### Exercise directions
Restate the data exactly as given and keep the pictures out.

### Excerpted records
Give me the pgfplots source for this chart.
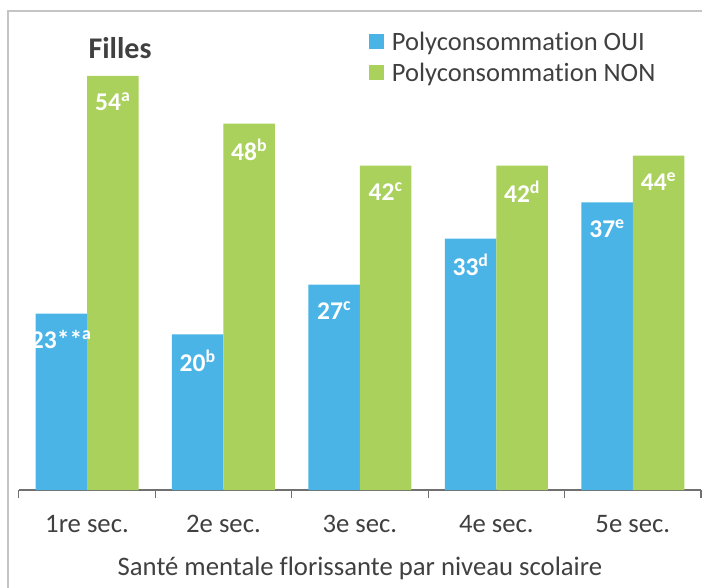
\documentclass[border=0pt]{standalone}
\usepackage{fontspec}
\setmainfont{Carlito}[Ligatures=NoCommon]
\usepackage{pgfplots}
\pgfplotsset{compat=1.18}
\definecolor{barblue}{HTML}{4BB4E6}
\definecolor{bargreen}{HTML}{A9D15B}
\definecolor{txt}{HTML}{404040}
\definecolor{framegray}{HTML}{C4C4C4}
\definecolor{axisgray}{HTML}{707070}
\begin{document}
\begin{tikzpicture}[x=1pt,y=1pt]
\useasboundingbox (0,0) rectangle (702,587);
\draw[framegray, line width=1.5pt] (8,-20) rectangle (730,576);
\begin{axis}[
    at={(18.8pt,97pt)}, anchor=south west,
    scale only axis, width=682.2pt, height=460pt,
    ybar=0pt, bar width=51.5pt,
    xmin=-0.5, xmax=4.5, ymin=0, ymax=60,
    axis x line=bottom, axis y line=none,
    axis line style={axisgray, line width=1.2pt, -},
    xtick={0,...,4},
    xticklabels={1re sec., 2e sec., 3e sec., 4e sec., 5e sec.},
    major tick length=0pt,
    minor xtick={-0.5,0.5,...,4.5},
    minor tick length=8pt,
    tick align=outside,
    minor tick style={axisgray, line width=1.2pt},
    xticklabel style={anchor=center, yshift=-34pt, text=txt, font=\fontsize{26.7}{32}\selectfont},
    xlabel={Santé mentale florissante par niveau scolaire},
    x label style={at={(axis description cs:0.5,0)}, anchor=center, yshift=-78pt, text=txt, font=\fontsize{26.7}{32}\selectfont},
    nodes near coords,
    point meta=explicit symbolic,
    every node near coord/.append style={anchor=center, yshift=-26pt, text=white, font=\fontsize{25.5}{30}\selectfont\bfseries},
    legend image code/.code={\fill[#1] (0pt,-7.5pt) rectangle (15pt,7.5pt);},
    legend cell align=left,
    legend style={at={(0.513,1.001)}, anchor=north west, draw=none, fill=none,
        inner sep=0pt, row sep=7pt, text=txt, font=\fontsize{26.5}{30}\selectfont,
        /tikz/every odd column/.append style={column sep=6pt}},
]
\addplot[fill=barblue, draw=none] coordinates {
    (0,23) [23**\textsuperscript{a}]
    (1,20.3) [20\textsuperscript{b}]
    (2,26.8) [27\textsuperscript{c}]
    (3,32.8) [33\textsuperscript{d}]
    (4,37.5) [37\textsuperscript{e}]
};
\addlegendentry{Polyconsommation OUI}
\addplot[fill=bargreen, draw=none] coordinates {
    (0,54) [54\textsuperscript{a}]
    (1,47.8) [48\textsuperscript{b}]
    (2,42.3) [42\textsuperscript{c}]
    (3,42.3) [42\textsuperscript{d}]
    (4,43.6) [44\textsuperscript{e}]
};
\addlegendentry{Polyconsommation NON}
\end{axis}
\node[text=txt, font=\fontsize{30}{36}\selectfont\bfseries] at (120,539) {Filles};
\end{tikzpicture}
\end{document}
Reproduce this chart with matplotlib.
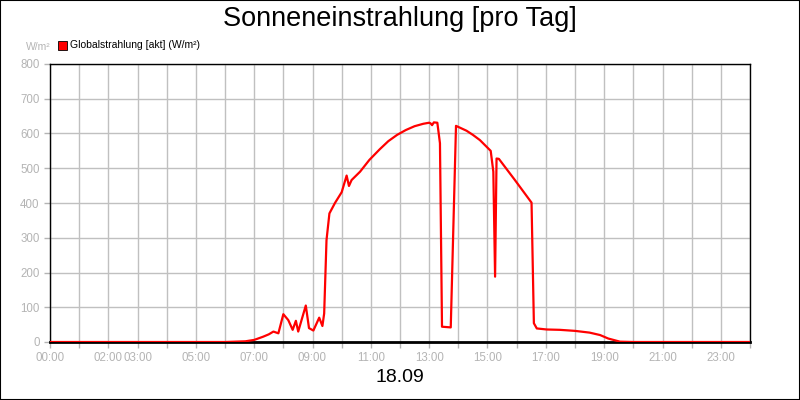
import matplotlib
matplotlib.use("Agg")
import matplotlib.pyplot as plt
from matplotlib.patches import Rectangle

plt.rcParams["font.family"] = ["Liberation Sans", "DejaVu Sans"]

# Zeit in Stunden, Globalstrahlung in W/m²
stunden = [0, 6.0, 6.7, 7.0, 7.3, 7.5, 7.66, 7.83, 8.0, 8.17, 8.32, 8.43, 8.51,
           8.77, 8.88, 9.03, 9.23, 9.34, 9.40, 9.48, 9.58, 9.77, 10.0, 10.17,
           10.25, 10.34, 10.63, 10.95, 11.31, 11.6, 11.9, 12.2, 12.5, 12.8,
           13.0, 13.05, 13.1, 13.16, 13.28, 13.37, 13.44, 13.74, 13.92, 14.28,
           14.5, 14.74, 15.11, 15.2, 15.26, 15.31, 15.39, 15.94, 16.51, 16.59,
           16.69, 17.03, 17.48, 18.0, 18.5, 18.86, 19.14, 19.54, 20.0, 24.0]
strahlung = [0, 0, 2, 6, 15, 22, 30, 25, 80, 63, 35, 61, 30,
             105, 40, 33, 70, 46, 82, 293, 370, 400, 431, 479,
             449, 466, 490, 524, 555, 578, 596, 610, 621, 628,
             631, 629, 624, 632, 631, 572, 44, 42, 622, 608,
             596, 581, 550, 490, 188, 528, 527, 466, 401, 54,
             39, 36, 35, 32, 27, 20, 10, 1, 0, 0]

x_ticks = list(range(0, 25))
x_labels = {0: "00:00", 2: "02:00", 3: "03:00", 5: "05:00", 7: "07:00",
            9: "09:00", 11: "11:00", 13: "13:00", 15: "15:00", 17: "17:00",
            19: "19:00", 21: "21:00", 23: "23:00"}
y_ticks = list(range(0, 801, 100))

grau = "#b4b4b4"

fig = plt.figure(figsize=(8, 4), dpi=100)
ax = fig.add_axes([0.0625, 0.145, 0.875, 0.695])

ax.plot(stunden, strahlung, color="red", lw=1.6, zorder=3)

ax.set_xlim(0, 24)
ax.set_ylim(0, 800)
ax.set_xticks(x_ticks)
ax.set_xticklabels([x_labels.get(h, "") for h in x_ticks])
ax.set_yticks(y_ticks)
ax.grid(True, color="#c0c0c0", lw=1)
ax.set_axisbelow(True)
ax.tick_params(colors=grau, labelsize=8.3, length=4, width=1)
for s in ax.spines.values():
    s.set_color("black")
    s.set_linewidth(1)
ax.spines["bottom"].set_linewidth(2)

fig.text(0.5, 0.953, "Sonneneinstrahlung [pro Tag]", ha="center", va="center", fontsize=19.5)
fig.text(0.5, 0.055, "18.09", ha="center", va="center", fontsize=14)
fig.text(0.048, 0.882, "W/m²", ha="center", va="center", fontsize=7.5, color=grau)

fig.patches.append(Rectangle((0.0725, 0.875), 0.011, 0.022, transform=fig.transFigure,
                             facecolor="red", edgecolor="black", lw=0.6))
fig.text(0.088, 0.887, "Globalstrahlung [akt] (W/m²)", ha="left", va="center", fontsize=7.5)

fig.patches.append(Rectangle((0, 0), 1, 1, transform=fig.transFigure,
                             fill=False, edgecolor="black", lw=1.5))

fig.savefig("out.png", dpi=100)
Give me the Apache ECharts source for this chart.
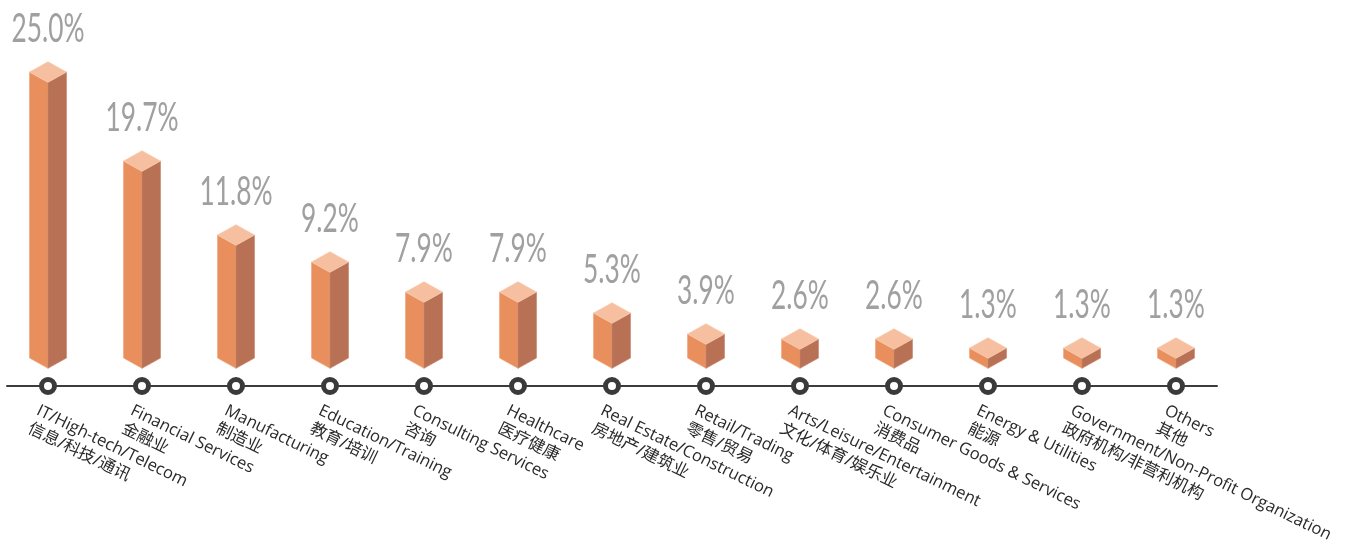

### Result for this exercise
Give me the pgfplots source for this chart.
\documentclass[border=0pt]{standalone}
\usepackage{fontspec}
\setmainfont{Carlito}[Ligatures=NoCommon]
\usepackage{pgfplots}
\pgfplotsset{compat=1.18}
\definecolor{barblue}{HTML}{4BB4E6}
\definecolor{bargreen}{HTML}{A9D15B}
\definecolor{txt}{HTML}{404040}
\definecolor{framegray}{HTML}{C4C4C4}
\definecolor{axisgray}{HTML}{707070}
\begin{document}
\begin{tikzpicture}[x=1pt,y=1pt]
\useasboundingbox (0,0) rectangle (702,587);
\draw[framegray, line width=1.5pt] (8,-20) rectangle (730,576);
\begin{axis}[
    at={(18.8pt,97pt)}, anchor=south west,
    scale only axis, width=682.2pt, height=460pt,
    ybar=0pt, bar width=51.5pt,
    xmin=-0.5, xmax=4.5, ymin=0, ymax=60,
    axis x line=bottom, axis y line=none,
    axis line style={axisgray, line width=1.2pt, -},
    xtick={0,...,4},
    xticklabels={1re sec., 2e sec., 3e sec., 4e sec., 5e sec.},
    major tick length=0pt,
    minor xtick={-0.5,0.5,...,4.5},
    minor tick length=8pt,
    tick align=outside,
    minor tick style={axisgray, line width=1.2pt},
    xticklabel style={anchor=center, yshift=-34pt, text=txt, font=\fontsize{26.7}{32}\selectfont},
    xlabel={Santé mentale florissante par niveau scolaire},
    x label style={at={(axis description cs:0.5,0)}, anchor=center, yshift=-78pt, text=txt, font=\fontsize{26.7}{32}\selectfont},
    nodes near coords,
    point meta=explicit symbolic,
    every node near coord/.append style={anchor=center, yshift=-26pt, text=white, font=\fontsize{25.5}{30}\selectfont\bfseries},
    legend image code/.code={\fill[#1] (0pt,-7.5pt) rectangle (15pt,7.5pt);},
    legend cell align=left,
    legend style={at={(0.513,1.001)}, anchor=north west, draw=none, fill=none,
        inner sep=0pt, row sep=7pt, text=txt, font=\fontsize{26.5}{30}\selectfont,
        /tikz/every odd column/.append style={column sep=6pt}},
]
\addplot[fill=barblue, draw=none] coordinates {
    (0,23) [23**\textsuperscript{a}]
    (1,20.3) [20\textsuperscript{b}]
    (2,26.8) [27\textsuperscript{c}]
    (3,32.8) [33\textsuperscript{d}]
    (4,37.5) [37\textsuperscript{e}]
};
\addlegendentry{Polyconsommation OUI}
\addplot[fill=bargreen, draw=none] coordinates {
    (0,54) [54\textsuperscript{a}]
    (1,47.8) [48\textsuperscript{b}]
    (2,42.3) [42\textsuperscript{c}]
    (3,42.3) [42\textsuperscript{d}]
    (4,43.6) [44\textsuperscript{e}]
};
\addlegendentry{Polyconsommation NON}
\end{axis}
\node[text=txt, font=\fontsize{30}{36}\selectfont\bfseries] at (120,539) {Filles};
\end{tikzpicture}
\end{document}
Reproduce this chart with matplotlib.
import matplotlib
matplotlib.use("Agg")
import matplotlib.pyplot as plt
from matplotlib.patches import Rectangle

plt.rcParams["font.family"] = ["Liberation Sans", "DejaVu Sans"]

# Zeit in Stunden, Globalstrahlung in W/m²
stunden = [0, 6.0, 6.7, 7.0, 7.3, 7.5, 7.66, 7.83, 8.0, 8.17, 8.32, 8.43, 8.51,
           8.77, 8.88, 9.03, 9.23, 9.34, 9.40, 9.48, 9.58, 9.77, 10.0, 10.17,
           10.25, 10.34, 10.63, 10.95, 11.31, 11.6, 11.9, 12.2, 12.5, 12.8,
           13.0, 13.05, 13.1, 13.16, 13.28, 13.37, 13.44, 13.74, 13.92, 14.28,
           14.5, 14.74, 15.11, 15.2, 15.26, 15.31, 15.39, 15.94, 16.51, 16.59,
           16.69, 17.03, 17.48, 18.0, 18.5, 18.86, 19.14, 19.54, 20.0, 24.0]
strahlung = [0, 0, 2, 6, 15, 22, 30, 25, 80, 63, 35, 61, 30,
             105, 40, 33, 70, 46, 82, 293, 370, 400, 431, 479,
             449, 466, 490, 524, 555, 578, 596, 610, 621, 628,
             631, 629, 624, 632, 631, 572, 44, 42, 622, 608,
             596, 581, 550, 490, 188, 528, 527, 466, 401, 54,
             39, 36, 35, 32, 27, 20, 10, 1, 0, 0]

x_ticks = list(range(0, 25))
x_labels = {0: "00:00", 2: "02:00", 3: "03:00", 5: "05:00", 7: "07:00",
            9: "09:00", 11: "11:00", 13: "13:00", 15: "15:00", 17: "17:00",
            19: "19:00", 21: "21:00", 23: "23:00"}
y_ticks = list(range(0, 801, 100))

grau = "#b4b4b4"

fig = plt.figure(figsize=(8, 4), dpi=100)
ax = fig.add_axes([0.0625, 0.145, 0.875, 0.695])

ax.plot(stunden, strahlung, color="red", lw=1.6, zorder=3)

ax.set_xlim(0, 24)
ax.set_ylim(0, 800)
ax.set_xticks(x_ticks)
ax.set_xticklabels([x_labels.get(h, "") for h in x_ticks])
ax.set_yticks(y_ticks)
ax.grid(True, color="#c0c0c0", lw=1)
ax.set_axisbelow(True)
ax.tick_params(colors=grau, labelsize=8.3, length=4, width=1)
for s in ax.spines.values():
    s.set_color("black")
    s.set_linewidth(1)
ax.spines["bottom"].set_linewidth(2)

fig.text(0.5, 0.953, "Sonneneinstrahlung [pro Tag]", ha="center", va="center", fontsize=19.5)
fig.text(0.5, 0.055, "18.09", ha="center", va="center", fontsize=14)
fig.text(0.048, 0.882, "W/m²", ha="center", va="center", fontsize=7.5, color=grau)

fig.patches.append(Rectangle((0.0725, 0.875), 0.011, 0.022, transform=fig.transFigure,
                             facecolor="red", edgecolor="black", lw=0.6))
fig.text(0.088, 0.887, "Globalstrahlung [akt] (W/m²)", ha="left", va="center", fontsize=7.5)

fig.patches.append(Rectangle((0, 0), 1, 1, transform=fig.transFigure,
                             fill=False, edgecolor="black", lw=1.5))

fig.savefig("out.png", dpi=100)
Give me the Apache ECharts source for this chart.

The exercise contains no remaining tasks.